DATA TO PROCESS:
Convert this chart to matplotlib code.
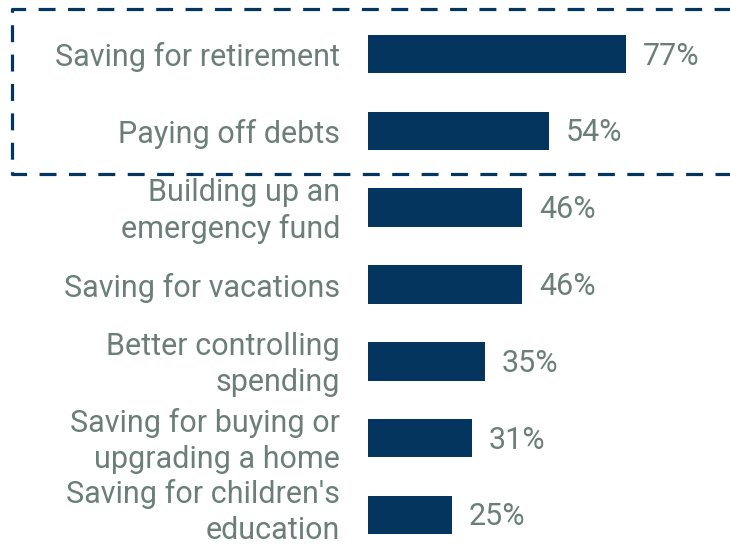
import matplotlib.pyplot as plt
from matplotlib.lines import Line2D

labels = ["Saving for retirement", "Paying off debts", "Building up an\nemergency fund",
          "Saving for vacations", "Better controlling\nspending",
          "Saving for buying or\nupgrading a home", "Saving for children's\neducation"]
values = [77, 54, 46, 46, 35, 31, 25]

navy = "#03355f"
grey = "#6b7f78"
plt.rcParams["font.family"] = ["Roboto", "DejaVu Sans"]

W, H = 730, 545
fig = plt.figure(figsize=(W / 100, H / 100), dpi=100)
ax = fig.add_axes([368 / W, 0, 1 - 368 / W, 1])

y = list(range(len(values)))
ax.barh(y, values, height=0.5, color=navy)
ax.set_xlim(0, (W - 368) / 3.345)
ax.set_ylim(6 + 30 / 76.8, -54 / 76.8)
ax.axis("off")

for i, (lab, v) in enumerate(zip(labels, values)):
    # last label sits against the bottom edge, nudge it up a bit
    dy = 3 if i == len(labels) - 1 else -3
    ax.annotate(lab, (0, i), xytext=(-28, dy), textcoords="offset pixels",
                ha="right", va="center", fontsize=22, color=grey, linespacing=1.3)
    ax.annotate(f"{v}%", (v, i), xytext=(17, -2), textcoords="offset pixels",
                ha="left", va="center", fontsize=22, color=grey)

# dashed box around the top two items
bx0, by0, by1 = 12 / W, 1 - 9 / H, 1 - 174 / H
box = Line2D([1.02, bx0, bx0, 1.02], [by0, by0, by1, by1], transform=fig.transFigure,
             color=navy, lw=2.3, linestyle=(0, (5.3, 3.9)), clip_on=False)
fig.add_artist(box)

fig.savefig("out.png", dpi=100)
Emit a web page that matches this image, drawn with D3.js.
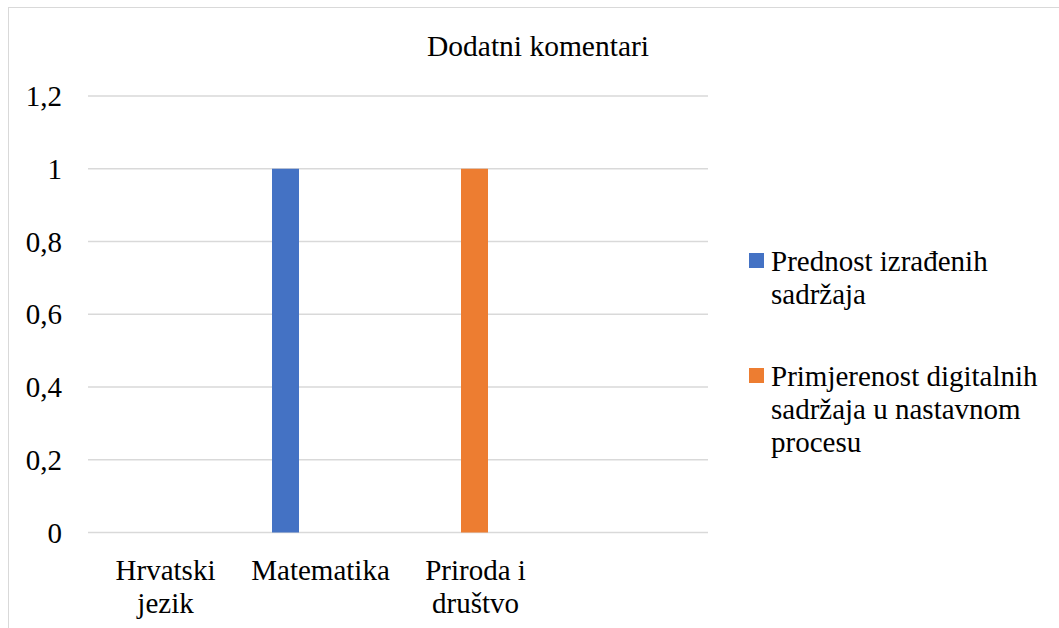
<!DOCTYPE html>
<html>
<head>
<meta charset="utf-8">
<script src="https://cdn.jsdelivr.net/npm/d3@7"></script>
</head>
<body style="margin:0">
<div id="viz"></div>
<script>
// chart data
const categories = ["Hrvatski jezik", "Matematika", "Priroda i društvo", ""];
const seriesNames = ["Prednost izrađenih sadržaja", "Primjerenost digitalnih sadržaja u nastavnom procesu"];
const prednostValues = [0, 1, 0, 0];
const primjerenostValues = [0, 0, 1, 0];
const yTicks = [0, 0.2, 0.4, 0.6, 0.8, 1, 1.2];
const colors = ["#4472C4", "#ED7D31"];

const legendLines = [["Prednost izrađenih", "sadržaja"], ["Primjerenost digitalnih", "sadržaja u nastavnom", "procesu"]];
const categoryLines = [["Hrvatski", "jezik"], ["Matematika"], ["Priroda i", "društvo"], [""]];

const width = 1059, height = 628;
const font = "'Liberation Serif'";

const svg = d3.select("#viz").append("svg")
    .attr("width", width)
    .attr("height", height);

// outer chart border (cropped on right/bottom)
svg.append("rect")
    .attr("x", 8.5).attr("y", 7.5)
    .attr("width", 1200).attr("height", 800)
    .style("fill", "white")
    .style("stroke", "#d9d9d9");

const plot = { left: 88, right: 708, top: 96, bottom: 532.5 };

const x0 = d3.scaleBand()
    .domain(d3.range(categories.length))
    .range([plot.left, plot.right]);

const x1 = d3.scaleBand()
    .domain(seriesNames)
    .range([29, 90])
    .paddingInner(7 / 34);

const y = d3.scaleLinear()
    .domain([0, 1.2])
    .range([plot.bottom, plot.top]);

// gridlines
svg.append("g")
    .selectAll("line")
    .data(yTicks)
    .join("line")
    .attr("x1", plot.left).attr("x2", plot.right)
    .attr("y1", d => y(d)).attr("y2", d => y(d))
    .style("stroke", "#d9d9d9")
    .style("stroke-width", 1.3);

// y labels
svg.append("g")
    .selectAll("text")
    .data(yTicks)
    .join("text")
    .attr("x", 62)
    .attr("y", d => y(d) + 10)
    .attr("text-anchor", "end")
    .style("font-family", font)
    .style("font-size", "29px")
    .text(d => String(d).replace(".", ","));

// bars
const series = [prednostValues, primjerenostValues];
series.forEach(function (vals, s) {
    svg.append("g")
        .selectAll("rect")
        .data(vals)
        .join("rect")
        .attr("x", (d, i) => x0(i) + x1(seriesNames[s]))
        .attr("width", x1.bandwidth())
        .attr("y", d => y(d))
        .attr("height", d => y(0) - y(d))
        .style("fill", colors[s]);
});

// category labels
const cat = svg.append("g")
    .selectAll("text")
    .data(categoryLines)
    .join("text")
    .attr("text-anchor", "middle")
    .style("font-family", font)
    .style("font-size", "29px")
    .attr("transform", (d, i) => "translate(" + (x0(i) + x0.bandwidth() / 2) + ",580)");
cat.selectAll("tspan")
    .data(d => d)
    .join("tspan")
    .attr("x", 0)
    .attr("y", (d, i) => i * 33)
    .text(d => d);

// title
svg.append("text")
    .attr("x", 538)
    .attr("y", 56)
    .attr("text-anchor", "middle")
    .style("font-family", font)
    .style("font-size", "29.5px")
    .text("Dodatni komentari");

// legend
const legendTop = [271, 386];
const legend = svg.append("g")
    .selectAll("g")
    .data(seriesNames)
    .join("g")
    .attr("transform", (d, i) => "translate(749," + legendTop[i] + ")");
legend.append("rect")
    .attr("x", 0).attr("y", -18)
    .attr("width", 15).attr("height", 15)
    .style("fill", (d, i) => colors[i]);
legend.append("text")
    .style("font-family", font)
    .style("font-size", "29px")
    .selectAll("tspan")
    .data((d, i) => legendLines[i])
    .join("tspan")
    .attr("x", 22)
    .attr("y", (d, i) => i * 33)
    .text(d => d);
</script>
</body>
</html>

EXERCISE AIM: Retype every record above exactly as written, but leave out the pictures.

IN RESPONSE:
Convert this chart to matplotlib code.
import matplotlib.pyplot as plt
from matplotlib.lines import Line2D

labels = ["Saving for retirement", "Paying off debts", "Building up an\nemergency fund",
          "Saving for vacations", "Better controlling\nspending",
          "Saving for buying or\nupgrading a home", "Saving for children's\neducation"]
values = [77, 54, 46, 46, 35, 31, 25]

navy = "#03355f"
grey = "#6b7f78"
plt.rcParams["font.family"] = ["Roboto", "DejaVu Sans"]

W, H = 730, 545
fig = plt.figure(figsize=(W / 100, H / 100), dpi=100)
ax = fig.add_axes([368 / W, 0, 1 - 368 / W, 1])

y = list(range(len(values)))
ax.barh(y, values, height=0.5, color=navy)
ax.set_xlim(0, (W - 368) / 3.345)
ax.set_ylim(6 + 30 / 76.8, -54 / 76.8)
ax.axis("off")

for i, (lab, v) in enumerate(zip(labels, values)):
    # last label sits against the bottom edge, nudge it up a bit
    dy = 3 if i == len(labels) - 1 else -3
    ax.annotate(lab, (0, i), xytext=(-28, dy), textcoords="offset pixels",
                ha="right", va="center", fontsize=22, color=grey, linespacing=1.3)
    ax.annotate(f"{v}%", (v, i), xytext=(17, -2), textcoords="offset pixels",
                ha="left", va="center", fontsize=22, color=grey)

# dashed box around the top two items
bx0, by0, by1 = 12 / W, 1 - 9 / H, 1 - 174 / H
box = Line2D([1.02, bx0, bx0, 1.02], [by0, by0, by1, by1], transform=fig.transFigure,
             color=navy, lw=2.3, linestyle=(0, (5.3, 3.9)), clip_on=False)
fig.add_artist(box)

fig.savefig("out.png", dpi=100)
Emit a web page that matches this image, drawn with D3.js.
<!DOCTYPE html>
<html>
<head>
<meta charset="utf-8">
<script src="https://cdn.jsdelivr.net/npm/d3@7"></script>
</head>
<body style="margin:0">
<div id="viz"></div>
<script>
// chart data
const categories = ["Hrvatski jezik", "Matematika", "Priroda i društvo", ""];
const seriesNames = ["Prednost izrađenih sadržaja", "Primjerenost digitalnih sadržaja u nastavnom procesu"];
const prednostValues = [0, 1, 0, 0];
const primjerenostValues = [0, 0, 1, 0];
const yTicks = [0, 0.2, 0.4, 0.6, 0.8, 1, 1.2];
const colors = ["#4472C4", "#ED7D31"];

const legendLines = [["Prednost izrađenih", "sadržaja"], ["Primjerenost digitalnih", "sadržaja u nastavnom", "procesu"]];
const categoryLines = [["Hrvatski", "jezik"], ["Matematika"], ["Priroda i", "društvo"], [""]];

const width = 1059, height = 628;
const font = "'Liberation Serif'";

const svg = d3.select("#viz").append("svg")
    .attr("width", width)
    .attr("height", height);

// outer chart border (cropped on right/bottom)
svg.append("rect")
    .attr("x", 8.5).attr("y", 7.5)
    .attr("width", 1200).attr("height", 800)
    .style("fill", "white")
    .style("stroke", "#d9d9d9");

const plot = { left: 88, right: 708, top: 96, bottom: 532.5 };

const x0 = d3.scaleBand()
    .domain(d3.range(categories.length))
    .range([plot.left, plot.right]);

const x1 = d3.scaleBand()
    .domain(seriesNames)
    .range([29, 90])
    .paddingInner(7 / 34);

const y = d3.scaleLinear()
    .domain([0, 1.2])
    .range([plot.bottom, plot.top]);

// gridlines
svg.append("g")
    .selectAll("line")
    .data(yTicks)
    .join("line")
    .attr("x1", plot.left).attr("x2", plot.right)
    .attr("y1", d => y(d)).attr("y2", d => y(d))
    .style("stroke", "#d9d9d9")
    .style("stroke-width", 1.3);

// y labels
svg.append("g")
    .selectAll("text")
    .data(yTicks)
    .join("text")
    .attr("x", 62)
    .attr("y", d => y(d) + 10)
    .attr("text-anchor", "end")
    .style("font-family", font)
    .style("font-size", "29px")
    .text(d => String(d).replace(".", ","));

// bars
const series = [prednostValues, primjerenostValues];
series.forEach(function (vals, s) {
    svg.append("g")
        .selectAll("rect")
        .data(vals)
        .join("rect")
        .attr("x", (d, i) => x0(i) + x1(seriesNames[s]))
        .attr("width", x1.bandwidth())
        .attr("y", d => y(d))
        .attr("height", d => y(0) - y(d))
        .style("fill", colors[s]);
});

// category labels
const cat = svg.append("g")
    .selectAll("text")
    .data(categoryLines)
    .join("text")
    .attr("text-anchor", "middle")
    .style("font-family", font)
    .style("font-size", "29px")
    .attr("transform", (d, i) => "translate(" + (x0(i) + x0.bandwidth() / 2) + ",580)");
cat.selectAll("tspan")
    .data(d => d)
    .join("tspan")
    .attr("x", 0)
    .attr("y", (d, i) => i * 33)
    .text(d => d);

// title
svg.append("text")
    .attr("x", 538)
    .attr("y", 56)
    .attr("text-anchor", "middle")
    .style("font-family", font)
    .style("font-size", "29.5px")
    .text("Dodatni komentari");

// legend
const legendTop = [271, 386];
const legend = svg.append("g")
    .selectAll("g")
    .data(seriesNames)
    .join("g")
    .attr("transform", (d, i) => "translate(749," + legendTop[i] + ")");
legend.append("rect")
    .attr("x", 0).attr("y", -18)
    .attr("width", 15).attr("height", 15)
    .style("fill", (d, i) => colors[i]);
legend.append("text")
    .style("font-family", font)
    .style("font-size", "29px")
    .selectAll("tspan")
    .data((d, i) => legendLines[i])
    .join("tspan")
    .attr("x", 22)
    .attr("y", (d, i) => i * 33)
    .text(d => d);
</script>
</body>
</html>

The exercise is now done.